Morto Vincenzo Agostino: la sua “barba bianca” e la battaglia per la verità sul figlio

Se n’è andato all’età di 87 anni Vincenzo Agostino, uno dei simboli della lotta a Cosa nostra. Per 35 anni, da quel tragico 5 agosto del 1889 in cui il figlio Nino e la moglie Ida Castelluccio (incinta di due mesi) furono trucidati davanti la casa di famiglia a Palermo, non si è mai più tagliato la barba in segno di protesta e per chiedere la completa verità sull’omicidio. Che potrebbe arrivare nei prossimi mesi.  

Vincenzo e Nino

Già, perché dopo una lunga vicenda giudiziaria fatta di depistaggi e dichiarazioni contrastanti da parte di alcuni mafiosi, nel 2021 il Tribunale di Palermo aveva condannato il boss di Resuttana Nino Madonia, il killer preferito da Totò Riina, per il duplice assassinio. In quell’occasione Agostino disse che si stava “avvicinando il giorno in cui potrei tagliare la barba”, riferendosi al procedimento in corso per gli altri due imputati per la morte del figlio e della nuora, l’ex prefetto Antonio Daloiso e l’ex poliziotto Giovanni Aiello. Per loro, la sentenza dovrebbe arrivare tra maggio e giugno.

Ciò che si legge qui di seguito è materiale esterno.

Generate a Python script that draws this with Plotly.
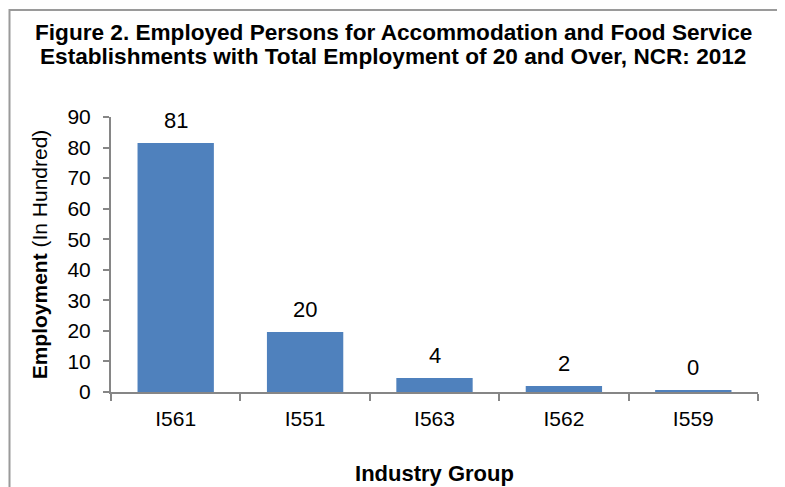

Vincenzo se n’è dunque andato con la lunga barba incolta che lo ha reso uno dei punti di riferimento della lotta alla mafia. La decisione di non tagliarla, come lui stesso ha raccontato in più occasioni, l’ha presa sulla tomba del figlio. Nino era un agente di polizia in servizio al commissariato San Lorenzo di Palermo che avrebbe fatto parte di un gruppo che collaborava con i Servizi segreti per la cattura dei latitanti mafiosi. Proprio questa attività sarebbe all’origine del suo omicidio.

La lunga vicenda giudiziaria

All’inizio, le indagini delle forze dell’ordine si concentrarono su una fantomatica pista passionale. Ma col tempo è emerso che Nino, insieme a Emanuele Piazza, collaboratore esterno del Sisde, avrebbe avuto un ruolo determinante nell’evitare l’attentato dell’Addaura con cui Cosa nostra avrebbe voluto eliminare il giudice Giovanni Falcone. Era il giugno del 1989. Pochi mesi dopo, al suo funerale, lo stesso Falcone si confidò a un commissario: “Io a quel ragazzo devo la vita”, disse rivolgendosi a Nino. 

Negli anni successivi all’omicidio, si sono susseguite diverse ipotesi. Ma per il padre Vincenzo la verità andava cercata non solo tra le fila di Cosa nostra, ma anche all’interno dello Stato. La svolta in questa direzione si è avuta nel 2011, quando nel registro degli indagati sono finiti non solo il killer di mafia Madonia, ma anche l’ex capo di gabinetto dell’Alto commissariato antimafia Daloiso e l’ex poliziotto Aiello, detto anche “faccia di mostro” per il suo volto butterato. Fu proprio Vincenzo, nel 2016, a riconoscere in un confronto all’americana Aiello come l’uomo che aveva cercato il figlio poco prima dell’omicidio. 

Aiello è morto per un infarto l’anno successivo. Il procedimento nei suoi confronti e su Daloiso è agli sgoccioli: il 3 maggio e il 21 sono in programma gli interventi dei difensori degli imputati e poi la Corte d’assise, presieduta da Sergio Gulotta, dovrebbe ritirarsi in camera di consiglio per la sentenza, ricorda l’agenzia Agi. Vincenzo aspettava questa sentenza: in caso di condanna, spiegò qualche tempo fa, avrebbe potuto finalmente “mantenere la promessa che ho fatto sulla tomba di mio figlio”. E tagliarsi la lunga barba bianca.